Wenn es der SPD wirklich ernst sein sollte mit der von Oppermann aufgestellten These: „Ein sozialeres Europa wird es nur in einem wirtschaftlich stärkeren Europa geben – und für Letzteres brauchen Sie die Briten“, dann wäre ein Signal in Richtung der britischen Labour-Party für einen konstruktiven Dialog hilfreich. Denn ein „Weiter so“ mit der Europa-Politik hat keine Perspektive. Insgesamt steht Europa heute vor der großen Herausforderung, dass viele Staaten das Verhältnis von nationaler Souveränität und internationalen Verpflichtungen für sich neu aushandeln. Mehr noch als an der britischen Politik zeigt sich dies in der Flüchtlingsdebatte und besonders in Staaten wie Ungarn und Polen, in denen die jeweiligen Regierungen im besonderen Maße auf nationale Souveränitätsrechte pochen und gemeinsame europäische Rechtsvorstellungen und Normen herausfordern.
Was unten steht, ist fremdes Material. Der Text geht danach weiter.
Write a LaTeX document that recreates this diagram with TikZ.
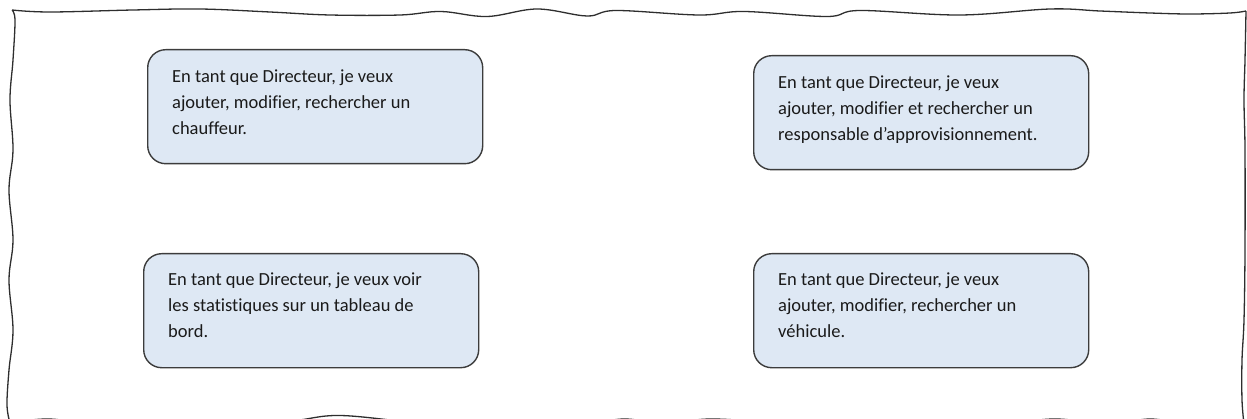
\documentclass[tikz,border=0pt]{standalone}
\usepackage{fontspec}
\setmainfont{Carlito}[Ligatures=NoCommon]
\definecolor{storyfill}{HTML}{DEE8F4}
\definecolor{storyline}{HTML}{3C3C3C}
\definecolor{storytext}{HTML}{1A1A1A}
\definecolor{frameline}{HTML}{2E2E2E}
\tikzset{
  story/.style={draw=storyline, line width=1.4pt, fill=storyfill,
    rounded corners=18pt, minimum width=335pt, minimum height=114pt,
    inner sep=0pt, anchor=north west},
  storytxt/.style={anchor=base west, inner sep=0pt, text=storytext},
  frame/.style={draw=frameline, line width=1.3pt, line join=round}
}
\newcommand{\storytext}[1]{\parbox[t]{320pt}{\fontsize{18.5}{25.8}\selectfont #1}}
\begin{document}
\begin{tikzpicture}[x=1pt,y=-1pt]
\useasboundingbox (0,0) rectangle (1247,419);

% hand-drawn outer frame
\draw[frame]
  plot[smooth, tension=0.6] coordinates {(12,10) (50,12) (133,10) (200,9) (270,12) (330,15) (400,15)
    (441,11.5) (487,16.5) (537,9) (587,16) (616,10.5) (699,15) (744,11.5) (827,16.5) (860,10.5)
    (960,15) (1050,9) (1100,11) (1150,13) (1190,14) (1230,13) (1246,11)}
  plot[smooth, tension=0.6] coordinates {(1246,11) (1245,60) (1244,100) (1245,150) (1245,250)
    (1244,320) (1242,360) (1242,400) (1244,424)}
  plot[smooth, tension=0.6] coordinates {(1244,424) (1190,424) (1150,419) (1110,424) (1055,419)
    (1000,424) (900,425) (800,424) (712,419) (665,424) (625,419) (580,424) (480,425) (420,423)
    (340,415.5) (290,421) (220,424) (160,420.5) (100,424) (48,419) (10,423)}
  plot[smooth, tension=0.6] coordinates {(10,423) (7,405) (9,370) (13,330) (9,280) (13,240) (9,190)
    (13,150) (10,100) (13,60) (15,20) (12,10)};

% user stories
\node[story] (s1) at (147,49) {};
\node[story] (s2) at (753,55) {};
\node[story] (s3) at (143,253) {};
\node[story] (s4) at (753,253) {};

\node[storytxt] (t1) at ([shift={(25,33.5)}]s1.north west)
  {\storytext{En tant que Directeur, je veux\\ajouter, modifier, rechercher un\\chauffeur.}};
\node[storytxt] (t2) at ([shift={(25,33.5)}]s2.north west)
  {\storytext{En tant que Directeur, je veux\\ajouter, modifier et rechercher un\\responsable d’approvisionnement.}};
\node[storytxt] (t3) at ([shift={(25,32.5)}]s3.north west)
  {\storytext{En tant que Directeur, je veux voir\\les statistiques sur un tableau de\\bord.}};
\node[storytxt] (t4) at ([shift={(25,33)}]s4.north west)
  {\storytext{En tant que Directeur, je veux\\ajouter, modifier, rechercher un\\véhicule.}};
\end{tikzpicture}
\end{document}
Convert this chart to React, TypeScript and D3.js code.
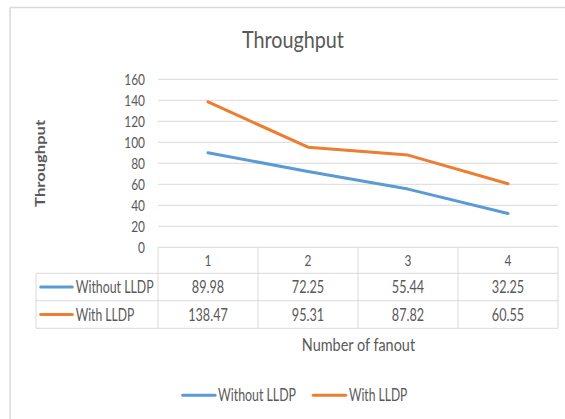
import React from "react";
import * as d3 from "d3";

const categories = ["1", "2", "3", "4"];
const seriesNames = ["Without LLDP", "With LLDP"];
const withoutLLDP = [89.98, 72.25, 55.44, 32.25];
const withLLDP = [138.47, 95.31, 87.82, 60.55];
const yTicks = [0, 20, 40, 60, 80, 100, 120, 140, 160];
const colors = ["#5B9BD5", "#ED7D31"];

const FONT = "Lato, 'Open Sans', sans-serif";
const TXT = "#595959";
const GRID = "#d9d9d9";

// approximate rendered widths (condensed, Calibri-like)
const numWidth = (s: string, d: number, p: number) =>
  s.split("").reduce((a, c) => a + (c === "." ? p : d), 0);

export default function App() {
  const W = 565;
  const H = 419;
  const x = d3.scaleBand<string>().domain(categories).range([158, 558]).padding(0);
  const y = d3.scaleLinear().domain([0, 160]).range([247.3, 79.3]);
  const cx = (c: string) => (x(c) as number) + x.bandwidth() / 2;
  const series = [withoutLLDP, withLLDP];
  const line = d3
    .line<number>()
    .x((_, i) => cx(categories[i]))
    .y((v) => y(v));

  const rowTops = [273.3, 300.7];
  const rowBottom = 328.3;
  const tableLeft = 36;
  const legendText = [
    { lx: 182.7, tx: 218, w: 78 },
    { lx: 313.3, tx: 349, w: 58.3 },
  ];
  const tableLabelW = [78, 58.6];

  return (
    <svg
      width={W}
      height={H}
      style={{ position: "absolute", left: 0, top: 0, background: "#fff" }}
      fontFamily={FONT}
    >
      <rect x={0} y={0} width={W} height={H} fill="#fff" />
      {/* chart frame */}
      <line x1={10} x2={W} y1={7.5} y2={7.5} stroke={GRID} strokeWidth={1.5} />
      <line x1={10} x2={10} y1={7.5} y2={H} stroke={GRID} strokeWidth={1.5} />

      {/* title */}
      <text
        x={292.9}
        y={48.3}
        textAnchor="middle"
        fontSize={23}
        fill={TXT}
        textLength={102}
        lengthAdjust="spacingAndGlyphs"
      >
        Throughput
      </text>

      {/* y axis title */}
      <text
        transform="translate(45,163.4) rotate(-90)"
        textAnchor="middle"
        fontSize={13}
        fontWeight="bold"
        fill={TXT}
        textLength={87}
        lengthAdjust="spacingAndGlyphs"
      >
        Throughput
      </text>

      {/* gridlines + tick labels */}
      {yTicks.map((t) => (
        <g key={t}>
          <line x1={158} x2={558} y1={y(t)} y2={y(t)} stroke={GRID} strokeWidth={1} />
          <text
            x={145}
            y={y(t) + 5.3}
            textAnchor="end"
            fontSize={15}
            fill={TXT}
            textLength={numWidth(String(t), 6.9, 3)}
            lengthAdjust="spacingAndGlyphs"
          >
            {t}
          </text>
        </g>
      ))}

      {/* data table */}
      {[158, 258, 358, 458, 558].map((vx, i) => (
        <line key={"v" + i} x1={vx} x2={vx} y1={247.3} y2={rowBottom} stroke={GRID} strokeWidth={1} />
      ))}
      {[...rowTops, rowBottom].map((ry, i) => (
        <line key={"h" + i} x1={tableLeft} x2={558} y1={ry} y2={ry} stroke={GRID} strokeWidth={1} />
      ))}
      <line x1={tableLeft} x2={tableLeft} y1={rowTops[0]} y2={rowBottom} stroke={GRID} strokeWidth={1} />

      {categories.map((c) => (
        <text
          key={"c" + c}
          x={cx(c)}
          y={266}
          textAnchor="middle"
          fontSize={15}
          fill={TXT}
          textLength={numWidth(c, 6.9, 3)}
          lengthAdjust="spacingAndGlyphs"
        >
          {c}
        </text>
      ))}

      {series.map((vals, si) => {
        const top = rowTops[si];
        const mid = top + (si === 0 ? rowTops[1] - rowTops[0] : rowBottom - rowTops[1]) / 2;
        return (
          <g key={"row" + si}>
            <line
              x1={40.7}
              x2={72.3}
              y1={mid}
              y2={mid}
              stroke={colors[si]}
              strokeWidth={3}
              strokeLinecap="round"
            />
            <text
              x={75.7}
              y={mid + 6}
              fontSize={16.5}
              fill={TXT}
              textLength={tableLabelW[si]}
              lengthAdjust="spacingAndGlyphs"
            >
              {seriesNames[si]}
            </text>
            {vals.map((v, i) => {
              const s = v.toFixed(2);
              return (
                <text
                  key={i}
                  x={cx(categories[i])}
                  y={mid + 6}
                  textAnchor="middle"
                  fontSize={16.5}
                  fill={TXT}
                  textLength={numWidth(s, 7.2, 3.5)}
                  lengthAdjust="spacingAndGlyphs"
                >
                  {s}
                </text>
              );
            })}
          </g>
        );
      })}

      {/* x axis title */}
      <text
        x={358.4}
        y={350.7}
        textAnchor="middle"
        fontSize={17}
        fill={TXT}
        textLength={113.3}
        lengthAdjust="spacingAndGlyphs"
      >
        Number of fanout
      </text>

      {/* series lines */}
      {series.map((vals, si) => (
        <path
          key={"s" + si}
          d={line(vals) as string}
          fill="none"
          stroke={colors[si]}
          strokeWidth={3}
          strokeLinejoin="round"
          strokeLinecap="round"
        />
      ))}

      {/* legend */}
      {seriesNames.map((n, si) => (
        <g key={"lg" + si}>
          <line
            x1={legendText[si].lx}
            x2={legendText[si].lx + 32.4}
            y1={395.3}
            y2={395.3}
            stroke={colors[si]}
            strokeWidth={3}
            strokeLinecap="round"
          />
          <text
            x={legendText[si].tx}
            y={401.3}
            fontSize={17}
            fill={TXT}
            textLength={legendText[si].w}
            lengthAdjust="spacingAndGlyphs"
          >
            {n}
          </text>
        </g>
      ))}
    </svg>
  );
}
Es wird keine reine britische Entscheidung über das Referendum bleiben. Zunächst werden die starken europakritischen und rechtspopulistischen Parteien in ganz Europa den BREXIT zu ihrem Thema machen. Auch die europäische Linke wird sich zu dieser Abstimmung verhalten müssen. Ich habe mich mit anderen für eine grundlegende Erneuerung der EU eingesetzt, wissend dass die politischen Kräfteverhältnisse dafür extrem schlecht sind. Eine Rückkehr zu nationalstaatlichen Lösungen im Zeitalter des Finanzmarktkapitalismus und der europäischen Flüchtlingsfrage war und ist für mich keine Option. Gerade die EU-Mitgliedsländer an der südlichen Peripherie (Griechenland, Portugal und Spanien) sind aufgrund ihrer kritischen Situation auf europäische Unterstützung angewiesen.